Followers of Islam will be celebrating the Birth of the Prophet Muhammad on 24th January 2013. Although this is a public holiday, it is not essentially a festive time and many choose to respect the occasion by reading verses from the holy Koran.
Chinese New Year on 10th February 2013 is typically a family holiday that involves traditional food, dragon dances and ang pao envelopes as a symbol of prosperity. The island’s Buddhist temples are decorated in vibrant colours with offerings of fresh fruit and sticks of burning incense. This year we welcome the Year of the Water Snake, and it is predicted to be a time of heightened community awareness and people coming together.
Bali’s Hindu community will have a lot to celebrate during the month of March with two auspicious dates on the local cultural calendar. Nyepi Day on 12th March 2013 is the Balinese New Year and is also known as the Day of Silence where the entire island literally comes to a standstill for a 24-hour period. All forms of activity are prohibited and even the airport closes.

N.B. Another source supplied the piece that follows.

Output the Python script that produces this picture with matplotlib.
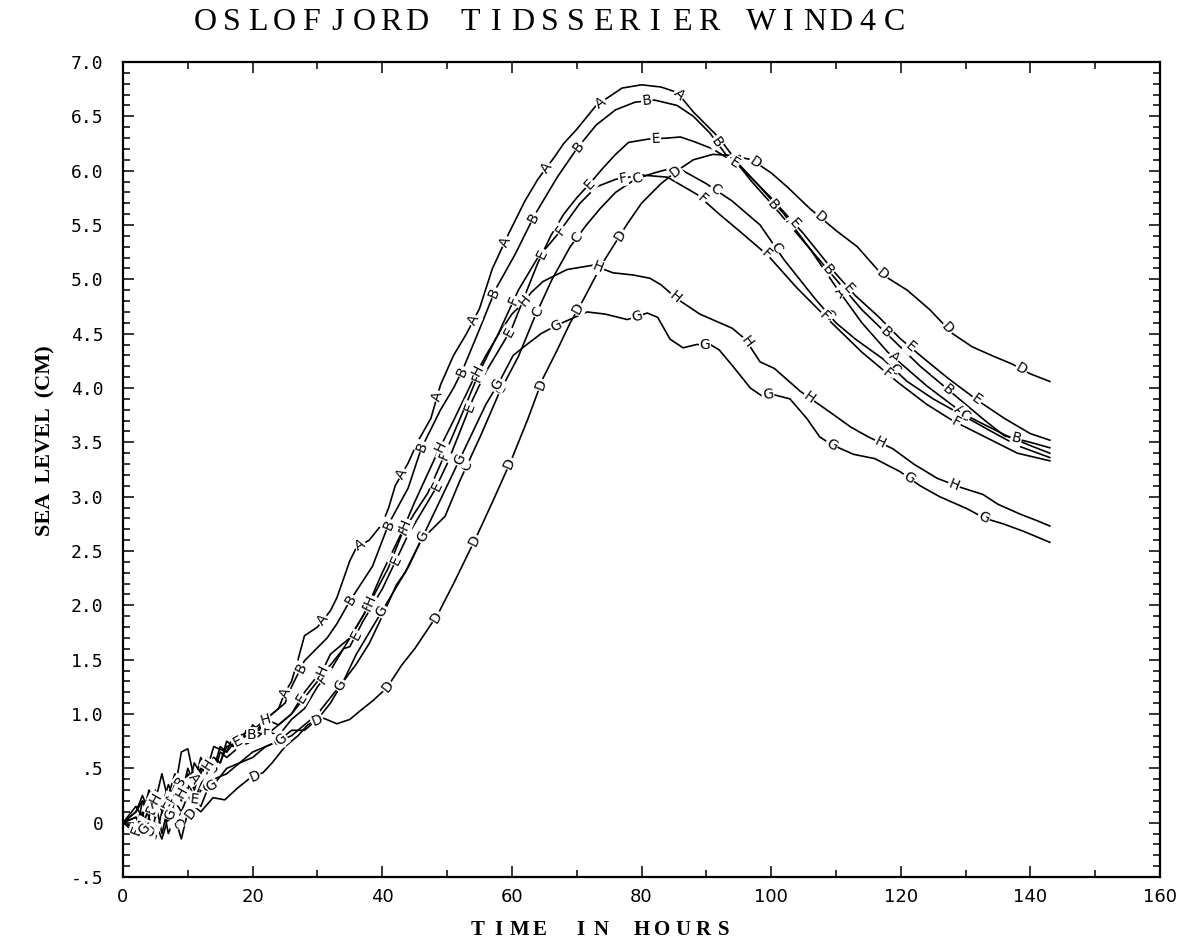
import numpy as np
import matplotlib
matplotlib.use("Agg")
import matplotlib.pyplot as plt
from matplotlib.ticker import MultipleLocator

W, H = 1184, 944

# time series (hours, cm)
t_a = [0, 2, 3, 4, 5, 6, 7, 8, 9, 10, 11, 12, 13, 14, 15, 16, 17, 18, 19, 20, 21, 22, 23, 24, 25, 26, 27, 28, 30,
       32, 33, 35, 36, 38, 40, 41, 42, 44, 45.5, 47.5, 49, 51, 53, 55, 57, 59.5, 62, 64, 66.5, 68, 70, 73, 75.5,
       77, 80, 83, 85.5, 88, 90, 92, 95, 98, 102, 106, 110, 114, 118, 124, 130, 136, 140, 143]
y_a = [0, 0.05, -0.05, 0.15, 0.05, 0.25, 0.1, 0.3, 0.65, 0.68, 0.4, 0.5, 0.45, 0.6, 0.55, 0.75, 0.7, 0.8, 0.75, 0.9,
       0.85, 0.95, 1.0, 1.05, 1.2, 1.3, 1.5, 1.72, 1.8, 1.95, 2.07, 2.41, 2.53, 2.6, 2.75, 2.9, 3.1, 3.31, 3.51, 3.72,
       4.03, 4.3, 4.5, 4.73, 5.1, 5.42, 5.72, 5.92, 6.12, 6.25, 6.38, 6.6, 6.7, 6.76, 6.79, 6.77, 6.72, 6.54, 6.42,
       6.3, 6.06, 5.87, 5.6, 5.28, 4.93, 4.6, 4.33, 4.02, 3.75, 3.57, 3.47, 3.40]

t_b = [0, 2, 3, 4, 5, 6, 7, 8, 9, 10, 11, 12, 13, 14, 15, 16, 17, 18, 19, 20, 22, 24, 25, 26, 27, 28, 30, 31.5, 33,
       35, 38.5, 41, 44, 46, 49, 51, 52.5, 55, 57.5, 60.5, 63.5, 67, 70, 73, 76, 79, 82, 85.5, 88, 90.5, 93, 95, 97,
       100, 105, 109, 114, 118, 123, 129, 133, 136, 140, 143]
y_b = [0, 0.1, 0.2, 0.05, 0.25, 0.15, 0.35, 0.2, 0.4, 0.3, 0.55, 0.45, 0.6, 0.5, 0.7, 0.65, 0.8, 0.7, 0.85, 0.8,
       0.95, 1.05, 1.1, 1.25, 1.37, 1.49, 1.61, 1.7, 1.83, 2.04, 2.36, 2.75, 3.08, 3.44, 3.8, 4.0, 4.18, 4.54, 4.91,
       5.23, 5.59, 5.94, 6.2, 6.42, 6.56, 6.63, 6.65, 6.6, 6.5, 6.35, 6.15, 6.05, 5.9, 5.7, 5.35, 5.07, 4.72, 4.49,
       4.2, 3.9, 3.7, 3.56, 3.5, 3.45]

t_c = [0, 2, 3, 4, 5, 6, 7, 8, 9, 10, 11, 12, 13, 14, 16, 18, 20, 22, 24, 26, 28, 30, 32, 34, 36, 38, 40, 42.2,
       43.5, 46, 49.7, 52, 55.1, 58, 61, 63.5, 66.2, 69, 71.5, 73.6, 76, 79, 82, 84.5, 86.4, 90, 94, 98.3, 102,
       106.8, 110, 113, 117.2, 121, 125, 129.2, 134, 138, 143]
y_c = [0, -0.05, 0.1, -0.15, 0.05, 0.2, -0.1, 0.05, -0.15, 0.1, 0.2, 0.15, 0.3, 0.4, 0.45, 0.55, 0.6, 0.7, 0.75,
       0.8, 0.9, 1.0, 1.15, 1.3, 1.46, 1.65, 1.9, 2.19, 2.3, 2.6, 2.82, 3.15, 3.55, 3.95, 4.29, 4.65, 5.0, 5.3, 5.5,
       5.65, 5.8, 5.92, 5.98, 6.02, 6.0, 5.88, 5.72, 5.5, 5.18, 4.82, 4.6, 4.45, 4.27, 4.06, 3.9, 3.76, 3.6, 3.47,
       3.36]

t_d = [0, 2, 3, 4, 5, 6, 7, 8, 9, 10, 11, 12, 13.9, 15.7, 17.7, 19.6, 21.6, 23, 25, 27, 28.5, 30, 31, 33, 35, 36.6,
       38.5, 40.7, 43, 45, 48.6, 51, 54.6, 57, 60, 62.5, 64.8, 67, 69, 71, 74, 77.8, 80, 83, 85.5, 88, 91, 94, 97,
       100, 102.5, 106, 110, 113.3, 117, 121, 124.5, 128, 131, 134, 137.2, 140, 143]
y_d = [0, -0.05, 0.05, -0.1, 0.0, -0.15, 0.05, 0.0, 0.1, 0.05, 0.15, 0.1, 0.23, 0.21, 0.32, 0.41, 0.46, 0.55, 0.7,
       0.8, 0.9, 0.95, 0.96, 0.91, 0.95, 1.03, 1.12, 1.24, 1.45, 1.6, 1.92, 2.2, 2.64, 2.95, 3.35, 3.72, 4.09, 4.35,
       4.6, 4.81, 5.15, 5.51, 5.7, 5.88, 6.0, 6.1, 6.15, 6.14, 6.1, 5.98, 5.85, 5.65, 5.45, 5.3, 5.05, 4.9, 4.72,
       4.5, 4.38, 4.3, 4.22, 4.13, 4.06]

t_e = [0, 2, 3, 4, 5, 6, 7, 8, 9, 10, 11, 12, 14, 15, 16, 18, 20, 22, 24, 26, 28, 30, 32, 34, 35, 37, 40, 42, 44,
       46, 48, 50, 52, 54, 56, 58, 60, 62, 64, 66, 68, 70, 72, 74, 76, 78, 81, 84, 86, 88, 91, 95, 100, 105, 110,
       113, 116.5, 120, 124, 127.5, 132, 136, 140, 143]
y_e = [0, -0.1, 0.2, 0.15, 0.3, 0.1, 0.25, 0.45, 0.3, 0.4, 0.2, 0.35, 0.6, 0.55, 0.7, 0.75, 0.85, 0.8, 0.9, 1.0,
       1.2, 1.35, 1.45, 1.6, 1.62, 1.85, 2.15, 2.4, 2.65, 2.85, 3.05, 3.3, 3.6, 3.9, 4.15, 4.35, 4.55, 4.85, 5.15,
       5.4, 5.6, 5.75, 5.88, 6.02, 6.15, 6.26, 6.29, 6.3, 6.31, 6.27, 6.2, 6.05, 5.75, 5.42, 5.05, 4.85, 4.66, 4.45,
       4.25, 4.08, 3.88, 3.72, 3.58, 3.52]

t_f = [0, 2, 3, 4, 5, 6, 7, 8, 9, 10, 11, 12, 14, 15, 16, 18, 20, 22, 24, 26, 28, 30, 32, 34.5, 37, 40.9, 43, 45,
       47, 49, 52.3, 55, 57.9, 61, 63.9, 67, 70.5, 73, 76, 80, 84, 88.6, 92, 95, 99.5, 104, 109, 114, 119.6, 124,
       128, 133, 138, 143]
y_f = [0, 0.1, 0.25, 0.1, 0.2, -0.1, 0.15, 0.3, 0.2, 0.45, 0.3, 0.5, 0.45, 0.65, 0.6, 0.7, 0.75, 0.85, 0.8, 0.95,
       1.05, 1.25, 1.4, 1.65, 1.9, 2.34, 2.65, 2.85, 3.03, 3.3, 3.76, 4.15, 4.5, 4.9, 5.19, 5.41, 5.7, 5.85, 5.92,
       5.96, 5.94, 5.78, 5.6, 5.45, 5.22, 4.92, 4.62, 4.33, 4.05, 3.85, 3.7, 3.55, 3.4, 3.33]

t_g = [0, 2, 3, 4, 5, 6, 7, 8, 9, 10, 11, 12, 14, 16, 18, 20, 22, 24, 26, 28, 30, 32, 34, 36, 38, 40, 42, 44, 46,
       48, 50, 52, 54, 56, 58, 60.2, 62.3, 64.5, 67, 71.6, 74.4, 77.8, 80.9, 82.5, 84.4, 86.4, 88.5, 90.6, 92, 94.1,
       96.8, 98.5, 100.3, 102.9, 105.5, 107.5, 109.3, 112.7, 116, 119.9, 123, 126, 130.2, 133, 135.8, 139, 143]
y_g = [0, 0.05, -0.1, 0.05, -0.15, 0.1, 0.0, 0.2, 0.1, 0.25, 0.15, 0.3, 0.35, 0.5, 0.55, 0.65, 0.7, 0.75, 0.85,
       0.85, 0.95, 1.1, 1.3, 1.55, 1.75, 1.95, 2.15, 2.35, 2.6, 2.85, 3.1, 3.35, 3.6, 3.85, 4.05, 4.3, 4.4, 4.5,
       4.58, 4.7, 4.68, 4.63, 4.69, 4.65, 4.45, 4.37, 4.4, 4.4, 4.35, 4.2, 4.0, 3.93, 3.94, 3.9, 3.72, 3.55, 3.48,
       3.39, 3.35, 3.23, 3.1, 3.0, 2.89, 2.8, 2.75, 2.68, 2.58]

t_h = [0, 2, 3, 4, 5, 6, 7, 8, 9, 10, 11, 12, 13, 14, 16, 18, 20, 22, 24, 26, 28, 30, 32, 34, 35, 37.3, 40, 43,
       45, 48.4, 51, 54.3, 56, 58, 60, 61.7, 63, 64.8, 68.5, 72.5, 75.6, 78.7, 81.3, 83, 85.5, 89, 94, 96, 98.3,
       100.5, 104.5, 109.5, 112.3, 115, 118.8, 122, 125.6, 129, 132.7, 135, 138.4, 141, 143]
y_h = [0, 0.15, 0.05, 0.3, 0.2, 0.45, 0.2, 0.35, 0.25, 0.5, 0.35, 0.6, 0.5, 0.7, 0.65, 0.8, 0.85, 0.95, 0.9, 1.0,
       1.15, 1.3, 1.55, 1.65, 1.7, 1.93, 2.3, 2.67, 2.95, 3.39, 3.7, 4.11, 4.3, 4.5, 4.68, 4.78, 4.88, 4.98, 5.09,
       5.13, 5.06, 5.04, 5.01, 4.95, 4.82, 4.68, 4.55, 4.45, 4.24, 4.18, 3.97, 3.76, 3.64, 3.55, 3.44, 3.3, 3.17,
       3.09, 3.02, 2.93, 2.84, 2.78, 2.73]

series = [("A", t_a, y_a), ("B", t_b, y_b), ("C", t_c, y_c), ("D", t_d, y_d),
          ("E", t_e, y_e), ("F", t_f, y_f), ("G", t_g, y_g), ("H", t_h, y_h)]

x_ticks = [0, 20, 40, 60, 80, 100, 120, 140, 160]
y_ticks = [-0.5, 0, 0.5, 1.0, 1.5, 2.0, 2.5, 3.0, 3.5, 4.0, 4.5, 5.0, 5.5, 6.0, 6.5, 7.0]
y_tick_labels = ["-.5", "0", ".5", "1.0", "1.5", "2.0", "2.5", "3.0", "3.5", "4.0", "4.5", "5.0", "5.5",
                 "6.0", "6.5", "7.0"]


def spaced_text(fig, text, x0, step, y, **kw):
    # plotter style lettering: fixed advance per character
    for i, ch in enumerate(text):
        fig.text((x0 + i * step) / W, 1 - y / H, ch, ha="center", va="center", **kw)


def label_curve(ax, t, y, letter, start, gap=85):
    # letters along the curve every `gap` pixels of arc length
    tt = np.linspace(t[0], t[-1], 3000)
    yy = np.interp(tt, t, y)
    pts = ax.transData.transform(np.column_stack([tt, yy]))
    s = np.concatenate([[0], np.cumsum(np.hypot(np.diff(pts[:, 0]), np.diff(pts[:, 1])))])
    for target in np.arange(start, s[-1] - 25, gap):
        i = np.searchsorted(s, target)
        j0, j1 = max(i - 12, 0), min(i + 12, len(tt) - 1)
        dx, dy = pts[j1] - pts[j0]
        ang = np.degrees(np.arctan2(dy, dx))
        if ang > 90:
            ang -= 180
        elif ang < -90:
            ang += 180
        ax.text(tt[i], yy[i], letter, rotation=ang, rotation_mode="anchor", ha="center", va="center",
                fontsize=10, family="DejaVu Sans",
                bbox=dict(facecolor="white", edgecolor="none", pad=0.7))


fig = plt.figure(figsize=(W / 100, H / 100), dpi=100)
ax = fig.add_axes([123 / W, 1 - 877 / H, (1160 - 123) / W, (877 - 62) / H])
ax.set_xlim(0, 160)
ax.set_ylim(-0.5, 7.0)

starts = {"A": 30, "B": 55, "C": 70, "D": 45, "E": 20, "F": 60, "G": 35, "H": 75}
for name, t, y in series:
    ax.plot(t, y, color="black", lw=1.2)
for name, t, y in series:
    label_curve(ax, t, y, name, starts[name])

ax.set_xticks(x_ticks)
ax.set_xticklabels([str(v) for v in x_ticks], family="DejaVu Sans", fontsize=13)
ax.xaxis.set_minor_locator(MultipleLocator(10))
ax.set_yticks(y_ticks)
ax.set_yticklabels(y_tick_labels, family="DejaVu Sans Mono", fontsize=13)
ax.yaxis.set_minor_locator(MultipleLocator(0.1))
ax.tick_params(which="both", direction="in", top=True, right=True, width=1.1)
ax.tick_params(which="major", length=8)
ax.tick_params(which="minor", length=5)
ax.tick_params(axis="y", which="major", pad=14)
ax.tick_params(axis="x", which="major", pad=8)
for sp in ax.spines.values():
    sp.set_linewidth(1.6)

spaced_text(fig, "OSLOFJORD TIDSSERIER WIND4C", 205, 26.5, 22, family="Liberation Serif", fontsize=23)
spaced_text(fig, "TIME IN HOURS", 478, 20.5, 930, family="Liberation Serif", fontsize=15, weight="bold")
fig.text(45 / W, 1 - 441 / H, "SEA  LEVEL  (CM)", rotation=90, ha="center", va="center",
         family="Liberation Serif", fontsize=16, weight="bold")

fig.savefig("out.png", dpi=100)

Then Galungan Day on 27th March 2013 will see the Balinese return home to their ancestral villages to pray in their family temples and feast upon island delicacies such as suckling pig. This revered Hindu holiday honours the universal victory of good over evil.
Lastly, Good Friday falls on 29th March 2013 and Christians everywhere will attend church services to commemorate the death of Jesus Christ and his subsequent resurrection on Easter Sunday. In the modern world this holiday represents a delicious family lunch and chocolate Easter Eggs for the children.